▸ INFORMATION SHOWN
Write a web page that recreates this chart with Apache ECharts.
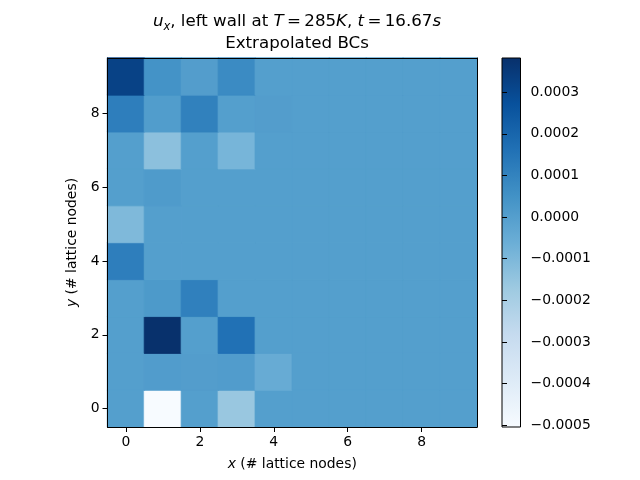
<!DOCTYPE html>
<html>
<head>
<meta charset="utf-8">
<script src="https://cdn.jsdelivr.net/npm/echarts@6/dist/echarts.min.js"></script>
<style>
  html, body { margin: 0; padding: 0; background: #fff; }
  #chart { width: 640px; height: 480px; }
</style>
</head>
<body>
<div id="chart"></div>
<script>
// lattice node indices
const xNodes = ['0', '1', '2', '3', '4', '5', '6', '7', '8', '9'];
const yNodes = ['0', '1', '2', '3', '4', '5', '6', '7', '8', '9'];

// u_x per row, row y=0 first, columns x=0..9
const uxRow0 = [0, -0.000504, 0, -0.00016, 0, 0, 0, 0, 0, 0];
const uxRow1 = [0, 0.00001, 0.000005, 0.00001, -0.00005, 0, 0, 0, 0, 0];
const uxRow2 = [0, 0.00038, 0, 0.00016, 0, 0, 0, 0, 0, 0];
const uxRow3 = [0, 0.00002, 0.00011, 0, 0, 0, 0, 0, 0, 0];
const uxRow4 = [0.000116, 0, 0, 0, 0, 0, 0, 0, 0, 0];
const uxRow5 = [-0.000105, 0, 0, 0, 0, 0, 0, 0, 0, 0];
const uxRow6 = [0, 0.000015, 0, 0, 0, 0, 0, 0, 0, 0];
const uxRow7 = [0, -0.000132, 0, -0.000088, 0, 0, 0, 0, 0, 0];
const uxRow8 = [0.000116, 0.000008, 0.000107, 0, 0.000005, 0, 0, 0, 0, 0];
const uxRow9 = [0.00032, 0.000045, 0.000005, 0.000072, 0, 0, 0, 0, 0, 0];
const uxRows = [uxRow0, uxRow1, uxRow2, uxRow3, uxRow4, uxRow5, uxRow6, uxRow7, uxRow8, uxRow9];

// colorbar
const cMin = -0.000504;
const cMax = 0.000382;
const colorbarTicks = [-0.0005, -0.0004, -0.0003, -0.0002, -0.0001, 0, 0.0001, 0.0002, 0.0003];
const blues = ['#f7fbff', '#deebf7', '#c6dbef', '#9ecae1', '#6baed6', '#4292c6', '#2171b5', '#08519c', '#08306b'];

const font = 'DejaVu Sans';
const tickSize = 13.9;

function bluesColor(v) {
    let t = (v - cMin) / (cMax - cMin);
    t = Math.max(0, Math.min(1, t));
    return echarts.color.lerp(t, blues);
}

// each cell gets its colormap colour, border in the same colour to hide seams
let heatData = [];
uxRows.forEach((row, y) => {
    row.forEach((v, x) => {
        const c = bluesColor(v);
        heatData.push({ value: [x, y, v], itemStyle: { color: c, borderColor: c, borderWidth: 0.8 } });
    });
});

// gradient for the colorbar, top = max
const gradStops = blues.map((c, i) => ({ offset: 1 - i / (blues.length - 1), color: c }));

function fmtTick(v) {
    return v.toFixed(4).replace('-', '\u2212');
}

const chart = echarts.init(document.getElementById('chart'));

const option = {
    backgroundColor: '#fff',
    animation: false,
    title: {
        text: '{i|u}{s|x}, left wall at {i|T}\u2009=\u2009285{i|K}, {i|t}\u2009=\u200916.67{i|s}\nExtrapolated BCs',
        left: 292,
        top: 6,
        textAlign: 'center',
        textStyle: {
            fontFamily: font,
            fontWeight: 'normal',
            fontSize: 16.67,
            color: '#000',
            lineHeight: 22,
            rich: {
                i: { fontFamily: font, fontStyle: 'italic', fontSize: 16.67, color: '#000', lineHeight: 22 },
                s: { fontFamily: font, fontStyle: 'italic', fontSize: 11.5, color: '#000', lineHeight: 22, verticalAlign: 'bottom', padding: [8, 0, 0, 0] }
            }
        }
    },
    grid: [
        { left: 107.5, right: 163, top: 58, bottom: 53 },
        { left: 502, width: 18.5, top: 58, bottom: 53 }
    ],
    xAxis: [
        {
            type: 'category', gridIndex: 0, data: xNodes, position: 'bottom', z: 10,
            name: '{i|x} (# lattice nodes)', nameLocation: 'middle', nameGap: 30,
            nameTextStyle: { fontFamily: font, fontSize: tickSize, color: '#000',
                rich: { i: { fontFamily: font, fontStyle: 'italic', fontSize: tickSize, color: '#000' } } },
            axisLine: { show: true, lineStyle: { color: '#000', width: 1 } },
            axisTick: { show: true, interval: 1, alignWithLabel: true, length: 5, lineStyle: { color: '#000' } },
            axisLabel: { interval: 1, margin: 8, fontFamily: font, fontSize: tickSize, color: '#000' },
            splitLine: { show: false }
        },
        {
            type: 'category', gridIndex: 0, data: xNodes, position: 'top', z: 10,
            axisLine: { show: true, lineStyle: { color: '#000', width: 1 } },
            axisTick: { show: false }, axisLabel: { show: false }, splitLine: { show: false }
        },
        {
            type: 'value', gridIndex: 1, min: 0, max: 1, show: false
        }
    ],
    yAxis: [
        {
            type: 'category', gridIndex: 0, data: yNodes, position: 'left', z: 10,
            name: '{i|y} (# lattice nodes)', nameLocation: 'middle', nameGap: 28, nameRotate: 90,
            nameTextStyle: { fontFamily: font, fontSize: tickSize, color: '#000',
                rich: { i: { fontFamily: font, fontStyle: 'italic', fontSize: tickSize, color: '#000' } } },
            axisLine: { show: true, lineStyle: { color: '#000', width: 1 } },
            axisTick: { show: true, interval: 1, alignWithLabel: true, length: 5, lineStyle: { color: '#000' } },
            axisLabel: { interval: 1, margin: 8, fontFamily: font, fontSize: tickSize, color: '#000' },
            splitLine: { show: false }
        },
        {
            type: 'category', gridIndex: 0, data: yNodes, position: 'right', z: 10,
            axisLine: { show: true, lineStyle: { color: '#000', width: 1 } },
            axisTick: { show: false }, axisLabel: { show: false }, splitLine: { show: false }
        },
        {
            type: 'value', gridIndex: 1, min: cMin, max: cMax, position: 'right', z: 10,
            axisLine: { show: false },
            axisTick: { show: true, customValues: colorbarTicks, length: 5, lineStyle: { color: '#000' } },
            axisLabel: { customValues: colorbarTicks, margin: 10, fontFamily: font, fontSize: tickSize, color: '#000',
                formatter: fmtTick },
            splitLine: { show: false }
        }
    ],
    series: [
        {
            type: 'heatmap',
            xAxisIndex: 0,
            yAxisIndex: 0,
            data: heatData,
            emphasis: { disabled: true }
        },
        {
            type: 'custom',
            xAxisIndex: 2,
            yAxisIndex: 2,
            data: [[0, cMin, 1, cMax]],
            encode: { x: [0, 2], y: [1, 3] },
            silent: true,
            renderItem: function (params, api) {
                const p0 = api.coord([api.value(0), api.value(3)]);
                const p1 = api.coord([api.value(2), api.value(1)]);
                return {
                    type: 'rect',
                    shape: { x: p0[0], y: p0[1], width: p1[0] - p0[0], height: p1[1] - p0[1] },
                    style: {
                        fill: new echarts.graphic.LinearGradient(0, 0, 0, 1, gradStops),
                        stroke: '#000',
                        lineWidth: 1
                    }
                };
            }
        }
    ]
};

chart.setOption(option);
</script>
</body>
</html>
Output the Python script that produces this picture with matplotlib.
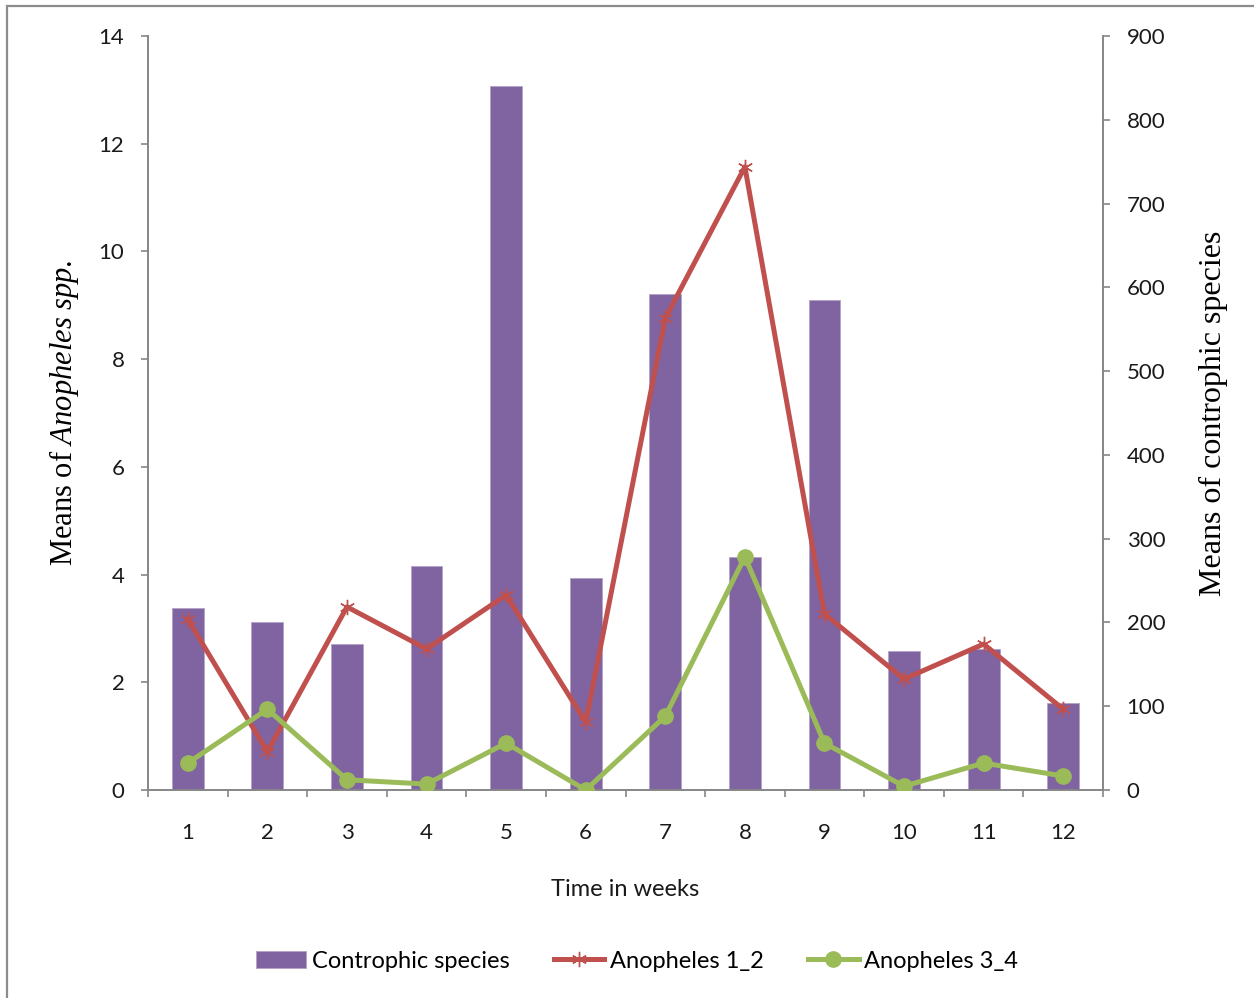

▸ GIVEN PROBLEM
Return each line exactly as written. Any picture gets left out.

▸ ANSWER FOR THE TASK
Write a web page that recreates this chart with Apache ECharts.
<!DOCTYPE html>
<html>
<head>
<meta charset="utf-8">
<script src="https://cdn.jsdelivr.net/npm/echarts@6/dist/echarts.min.js"></script>
<style>
  html, body { margin: 0; padding: 0; background: #fff; }
  #chart { width: 640px; height: 480px; }
</style>
</head>
<body>
<div id="chart"></div>
<script>
// lattice node indices
const xNodes = ['0', '1', '2', '3', '4', '5', '6', '7', '8', '9'];
const yNodes = ['0', '1', '2', '3', '4', '5', '6', '7', '8', '9'];

// u_x per row, row y=0 first, columns x=0..9
const uxRow0 = [0, -0.000504, 0, -0.00016, 0, 0, 0, 0, 0, 0];
const uxRow1 = [0, 0.00001, 0.000005, 0.00001, -0.00005, 0, 0, 0, 0, 0];
const uxRow2 = [0, 0.00038, 0, 0.00016, 0, 0, 0, 0, 0, 0];
const uxRow3 = [0, 0.00002, 0.00011, 0, 0, 0, 0, 0, 0, 0];
const uxRow4 = [0.000116, 0, 0, 0, 0, 0, 0, 0, 0, 0];
const uxRow5 = [-0.000105, 0, 0, 0, 0, 0, 0, 0, 0, 0];
const uxRow6 = [0, 0.000015, 0, 0, 0, 0, 0, 0, 0, 0];
const uxRow7 = [0, -0.000132, 0, -0.000088, 0, 0, 0, 0, 0, 0];
const uxRow8 = [0.000116, 0.000008, 0.000107, 0, 0.000005, 0, 0, 0, 0, 0];
const uxRow9 = [0.00032, 0.000045, 0.000005, 0.000072, 0, 0, 0, 0, 0, 0];
const uxRows = [uxRow0, uxRow1, uxRow2, uxRow3, uxRow4, uxRow5, uxRow6, uxRow7, uxRow8, uxRow9];

// colorbar
const cMin = -0.000504;
const cMax = 0.000382;
const colorbarTicks = [-0.0005, -0.0004, -0.0003, -0.0002, -0.0001, 0, 0.0001, 0.0002, 0.0003];
const blues = ['#f7fbff', '#deebf7', '#c6dbef', '#9ecae1', '#6baed6', '#4292c6', '#2171b5', '#08519c', '#08306b'];

const font = 'DejaVu Sans';
const tickSize = 13.9;

function bluesColor(v) {
    let t = (v - cMin) / (cMax - cMin);
    t = Math.max(0, Math.min(1, t));
    return echarts.color.lerp(t, blues);
}

// each cell gets its colormap colour, border in the same colour to hide seams
let heatData = [];
uxRows.forEach((row, y) => {
    row.forEach((v, x) => {
        const c = bluesColor(v);
        heatData.push({ value: [x, y, v], itemStyle: { color: c, borderColor: c, borderWidth: 0.8 } });
    });
});

// gradient for the colorbar, top = max
const gradStops = blues.map((c, i) => ({ offset: 1 - i / (blues.length - 1), color: c }));

function fmtTick(v) {
    return v.toFixed(4).replace('-', '\u2212');
}

const chart = echarts.init(document.getElementById('chart'));

const option = {
    backgroundColor: '#fff',
    animation: false,
    title: {
        text: '{i|u}{s|x}, left wall at {i|T}\u2009=\u2009285{i|K}, {i|t}\u2009=\u200916.67{i|s}\nExtrapolated BCs',
        left: 292,
        top: 6,
        textAlign: 'center',
        textStyle: {
            fontFamily: font,
            fontWeight: 'normal',
            fontSize: 16.67,
            color: '#000',
            lineHeight: 22,
            rich: {
                i: { fontFamily: font, fontStyle: 'italic', fontSize: 16.67, color: '#000', lineHeight: 22 },
                s: { fontFamily: font, fontStyle: 'italic', fontSize: 11.5, color: '#000', lineHeight: 22, verticalAlign: 'bottom', padding: [8, 0, 0, 0] }
            }
        }
    },
    grid: [
        { left: 107.5, right: 163, top: 58, bottom: 53 },
        { left: 502, width: 18.5, top: 58, bottom: 53 }
    ],
    xAxis: [
        {
            type: 'category', gridIndex: 0, data: xNodes, position: 'bottom', z: 10,
            name: '{i|x} (# lattice nodes)', nameLocation: 'middle', nameGap: 30,
            nameTextStyle: { fontFamily: font, fontSize: tickSize, color: '#000',
                rich: { i: { fontFamily: font, fontStyle: 'italic', fontSize: tickSize, color: '#000' } } },
            axisLine: { show: true, lineStyle: { color: '#000', width: 1 } },
            axisTick: { show: true, interval: 1, alignWithLabel: true, length: 5, lineStyle: { color: '#000' } },
            axisLabel: { interval: 1, margin: 8, fontFamily: font, fontSize: tickSize, color: '#000' },
            splitLine: { show: false }
        },
        {
            type: 'category', gridIndex: 0, data: xNodes, position: 'top', z: 10,
            axisLine: { show: true, lineStyle: { color: '#000', width: 1 } },
            axisTick: { show: false }, axisLabel: { show: false }, splitLine: { show: false }
        },
        {
            type: 'value', gridIndex: 1, min: 0, max: 1, show: false
        }
    ],
    yAxis: [
        {
            type: 'category', gridIndex: 0, data: yNodes, position: 'left', z: 10,
            name: '{i|y} (# lattice nodes)', nameLocation: 'middle', nameGap: 28, nameRotate: 90,
            nameTextStyle: { fontFamily: font, fontSize: tickSize, color: '#000',
                rich: { i: { fontFamily: font, fontStyle: 'italic', fontSize: tickSize, color: '#000' } } },
            axisLine: { show: true, lineStyle: { color: '#000', width: 1 } },
            axisTick: { show: true, interval: 1, alignWithLabel: true, length: 5, lineStyle: { color: '#000' } },
            axisLabel: { interval: 1, margin: 8, fontFamily: font, fontSize: tickSize, color: '#000' },
            splitLine: { show: false }
        },
        {
            type: 'category', gridIndex: 0, data: yNodes, position: 'right', z: 10,
            axisLine: { show: true, lineStyle: { color: '#000', width: 1 } },
            axisTick: { show: false }, axisLabel: { show: false }, splitLine: { show: false }
        },
        {
            type: 'value', gridIndex: 1, min: cMin, max: cMax, position: 'right', z: 10,
            axisLine: { show: false },
            axisTick: { show: true, customValues: colorbarTicks, length: 5, lineStyle: { color: '#000' } },
            axisLabel: { customValues: colorbarTicks, margin: 10, fontFamily: font, fontSize: tickSize, color: '#000',
                formatter: fmtTick },
            splitLine: { show: false }
        }
    ],
    series: [
        {
            type: 'heatmap',
            xAxisIndex: 0,
            yAxisIndex: 0,
            data: heatData,
            emphasis: { disabled: true }
        },
        {
            type: 'custom',
            xAxisIndex: 2,
            yAxisIndex: 2,
            data: [[0, cMin, 1, cMax]],
            encode: { x: [0, 2], y: [1, 3] },
            silent: true,
            renderItem: function (params, api) {
                const p0 = api.coord([api.value(0), api.value(3)]);
                const p1 = api.coord([api.value(2), api.value(1)]);
                return {
                    type: 'rect',
                    shape: { x: p0[0], y: p0[1], width: p1[0] - p0[0], height: p1[1] - p0[1] },
                    style: {
                        fill: new echarts.graphic.LinearGradient(0, 0, 0, 1, gradStops),
                        stroke: '#000',
                        lineWidth: 1
                    }
                };
            }
        }
    ]
};

chart.setOption(option);
</script>
</body>
</html>
Output the Python script that produces this picture with matplotlib.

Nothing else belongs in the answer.